Il sogno di Poldo
- Autore: Matteo Pugliares
Non è davvero facile, questa volta, decifrare il messaggio profondo ed ultimo che il solerte fra Matteo vuole darci con questa sua ennesima fatica letteraria, materializzatasi in un agile volumetto dalla copertina ammiccante ed enigmatica insieme.
Tuttavia ci sembra di dover ricorrere alla categoria del sogno per fissare un qualche punto fermo nel taglio narrativo scelto da fra Matteo che oscilla tra la semplicità della fiaba, che promana dalla prosa, e la complessità della costruzione simbolica, che denota la lunga consuetudine poetica dell’Autore.
E’ stato lo spagnolo Pedro Calderòn de la Barca ad intitolare il suo celebre dramma filosofico – teologico, in tre atti e in versi, "La vita è sogno" (La vida es sueno), aprendo una ininterrotta catena di approcci multipli ad un testo letterario.
E in qualche modo fra Matteo, in questa raccolta di racconti, dal primo, Il sogno di Poldo che apre il libro, all’ultimo, Il dipinto che lo chiude, non fa altro che dare volti – i volti dell’Amore - e nomi a quei sogni che gli hanno fatto compagnia fin da bambino.
E presto i vari racconti che compongono la raccolta di fra Matteo si trasformano in un’affollata galleria di donne (Maria, Anna, Sofia, Manuela, Giulietta, Laura, Agnese, Marianna Luciana, Ninetta, Francesca) che tentano una vita, per usare la metafora ungarettiana, in un frenetico alternarsi di eros e tanatos cui molto spesso l’Autore presta le sfumature del gergo dei disperati.
E’ quanto mai rischioso cercare, nei racconti di fra Matteo, frammenti autobiografici che pure si potrebbero ipotizzare sulla scorta di alcune sue decise affermazioni: "Io che sono un tipo che…" contenute in "Favola a lieto fine?" (pp. 13 – 17).
Le frequentazioni artistiche e letterarie dell’Autore emergono poi qua e là nella narrazione, permettendo collegamenti ipertestuali non forzati, come l’isolamento di Simbad il marinaio che richiama l’urlo di Munch: "Avrei voluto gridare a tutti perché io andavo al paese ma, indaffarati nei loro futili discorsi, nessuno mi avrebbe dato retta" (p. 34).

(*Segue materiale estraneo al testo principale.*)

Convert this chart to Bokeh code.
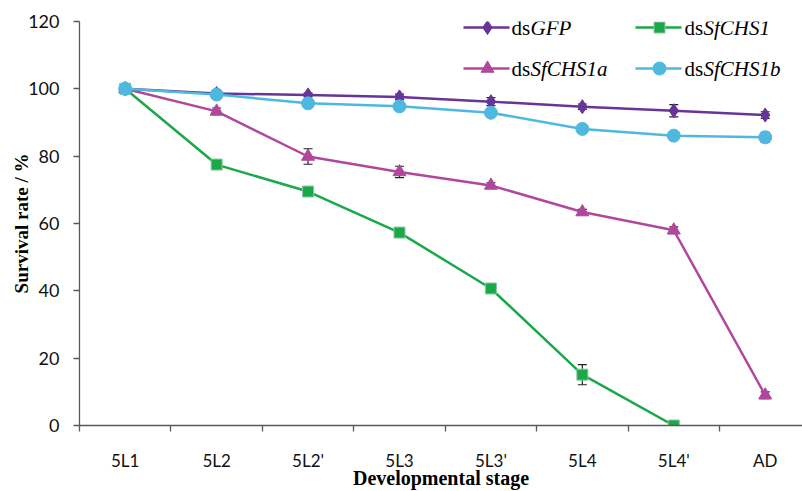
from bokeh.plotting import figure
from bokeh.models import (Range1d, FixedTicker, LinearAxis, Whisker, ColumnDataSource, TeeHead)
from bokeh.core.properties import value
from bokeh.embed import file_html
from bokeh.resources import INLINE

stages = ["5L1", "5L2", "5L2'", "5L3", "5L3'", "5L4", "5L4'", "AD"]

gfp = [100, 98.6, 98.2, 97.6, 96.2, 94.7, 93.5, 92.2]
gfp_err = [0, 0.5, 0.5, 0.8, 1.2, 0.8, 1.8, 1.0]

chs1 = [100, 77.5, 69.5, 57.3, 40.7, 15.1, 0]
chs1_err = [0, 0.5, 0.8, 0.6, 0.8, 3.0, 0.5]

chs1a = [100, 93.3, 79.9, 75.3, 71.3, 63.4, 58.0, 9.0]
chs1a_err = [0, 1.0, 2.3, 1.7, 0.8, 0.8, 1.0, 1.0]

chs1b = [100, 98.3, 95.7, 94.8, 92.9, 88.1, 86.1, 85.6]
chs1b_err = [0, 0.6, 0.6, 0.6, 0.7, 1.0, 1.0, 1.5]

y_ticks = [0, 20, 40, 60, 80, 100, 120]

C_GFP = "#673499"
C_CHS1 = "#1BA84B"
C_CHS1A = "#B1479D"
C_CHS1B = "#4FB8DF"
AXIS_C = "#595959"

centers = [i + 0.5 for i in range(len(stages))]
bounds = [float(i) for i in range(len(stages) + 1)]

p = figure(width=802, height=491, x_range=Range1d(0, 7.908), y_range=Range1d(0, 120),
           output_backend="svg", toolbar_location=None,
           min_border_left=79, min_border_right=0, min_border_top=21, min_border_bottom=66,
           x_axis_type=None, y_axis_type=None)
p.outline_line_color = None
p.background_fill_color = "white"
p.border_fill_color = "white"

# x axis
xa = LinearAxis(ticker=FixedTicker(ticks=centers, minor_ticks=bounds))
xa.major_label_overrides = {c: s for c, s in zip(centers, stages)}
xa.major_tick_out = 0
xa.major_tick_in = 0
xa.minor_tick_out = 6
xa.minor_tick_in = 0
xa.minor_tick_line_color = AXIS_C
xa.minor_tick_line_width = 1.3
xa.axis_line_color = AXIS_C
xa.axis_line_width = 1.3
xa.major_label_text_font = "Lato"
xa.major_label_text_font_size = "17px"
xa.major_label_text_color = "#111111"
xa.major_label_standoff = 18
xa.axis_label = "Developmental stage"
xa.axis_label_text_font = "Liberation Serif"
xa.axis_label_text_font_style = "bold"
xa.axis_label_text_font_size = "20px"
xa.axis_label_text_color = "#000000"
xa.axis_label_standoff = -7
p.add_layout(xa, "below")

# y axis
ya = LinearAxis(ticker=FixedTicker(ticks=y_ticks))
ya.major_tick_out = 6
ya.major_tick_in = 0
ya.minor_tick_out = 0
ya.minor_tick_in = 0
ya.major_tick_line_color = AXIS_C
ya.major_tick_line_width = 1.3
ya.axis_line_color = AXIS_C
ya.axis_line_width = 1.3
ya.major_label_text_font = "Lato"
ya.major_label_text_font_size = "18px"
ya.major_label_text_color = "#111111"
ya.major_label_standoff = 14
ya.axis_label = "Survival rate / %"
ya.axis_label_text_font = "Liberation Serif"
ya.axis_label_text_font_style = "bold"
ya.axis_label_text_font_size = "19px"
ya.axis_label_text_color = "#000000"
ya.axis_label_standoff = -7
p.add_layout(ya, "left")

p.xgrid.visible = False
p.ygrid.visible = False

series = [
    (gfp, gfp_err, C_GFP, "diamond", 14, C_GFP),
    (chs1, chs1_err, C_CHS1, "square", 11, "#8CC79B"),
    (chs1a, chs1a_err, C_CHS1A, "triangle", 13, C_CHS1A),
    (chs1b, chs1b_err, C_CHS1B, "circle", 13, C_CHS1B),
]

# error bars (behind the markers)
for vals, errs, col, mk, sz, lc in series:
    xs = centers[:len(vals)]
    src = ColumnDataSource(dict(x=xs,
                                upper=[v + e for v, e in zip(vals, errs)],
                                lower=[v - e for v, e in zip(vals, errs)]))
    w = Whisker(base="x", upper="upper", lower="lower", source=src,
                line_color="#222222", line_width=1.2, level="underlay",
                upper_head=TeeHead(size=9, line_color="#222222", line_width=1.2),
                lower_head=TeeHead(size=9, line_color="#222222", line_width=1.2))
    p.add_layout(w)

for vals, errs, col, mk, sz, lc in series:
    xs = centers[:len(vals)]
    p.line(xs, vals, line_color=col, line_width=2.5)
    p.scatter(xs, vals, marker=mk, size=sz, fill_color=col, line_color=lc, line_width=1)

# manual legend (positions in screen pixels converted to data coords)
X0, Y0 = 79.0, 425.0
PX_X = 723.0 / 7.908
PX_Y = 404.0 / 120.0
def dx(px):
    return (px - X0) / PX_X
def dy(py):
    return (Y0 - py) / PX_Y

legend = [
    ("GFP", C_GFP, "diamond", 14, C_GFP, 463, 509, 487, 511, 27),
    ("SfCHS1", C_CHS1, "square", 11, "#8CC79B", 635, 681, 659, 684, 27),
    ("SfCHS1a", C_CHS1A, "triangle", 13, C_CHS1A, 463, 509, 487, 511, 68),
    ("SfCHS1b", C_CHS1B, "circle", 13, C_CHS1B, 635, 681, 659, 684, 68),
]
for name, col, mk, sz, lc, lx1, lx2, mx, tx, ty in legend:
    p.line([dx(lx1), dx(lx2)], [dy(ty), dy(ty)], line_color=col, line_width=2.5)
    p.scatter([dx(mx)], [dy(ty)], marker=mk, size=sz, fill_color=col, line_color=lc, line_width=1)
    p.text([dx(tx)], [dy(ty)], text=["ds"], text_font=value("Liberation Serif"),
           text_font_size="21px", text_baseline="middle", text_align="left", text_color="#000000")
    p.text([dx(tx)], [dy(ty)], text=[name], text_font=value("Liberation Serif"),
           text_font_style="italic", x_offset=19,
           text_font_size="21px", text_baseline="middle", text_align="left", text_color="#000000")

open("out.html", "w").write(file_html(p, INLINE))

La lezione calviniana è trasparente nel racconto "Uno con il mare" (pp. 71 – 75) che rimanda alla levità de "Le città invisibili," mentre ci conduce a "Le intermittenze della morte" di José Saramago il racconto "Tutti tristi" (pp. 95 – 98) con l’espressione "quasi morti", eco dell’intuizione di Seneca: "noi, i provvisoriamente vivi". A Italo Svevo, infine, si può naturalmente collegare "Una vita" (pp. 104 – 110).
Se volessimo tracciare una breve sintesi di una lettura in prima battuta de "Il sogno di Poldo", potremmo dire che l’Autore è riuscito a trasportare nella dimensione onirica "il mare della solitudine e del dolore" (p. 72) nel quale ha tessuto i suoi racconti avvolgendoli, come gli è naturale, di poesia.
In questo modo fra Matteo ci aiuta a ricercare "la verità tra le foglie ingiallite della vita" (p. 99), mentre ci districhiamo tra le sue "screpolature" (p. 100) costretti, dalla modernità, a trafficare "sottili lastre di nulla" (p. 101), alla ricerca di quell’Amore che ci permetta di "sopravvivere alla noia mortale dei giorni sempre uguali e tristi" (p. 11).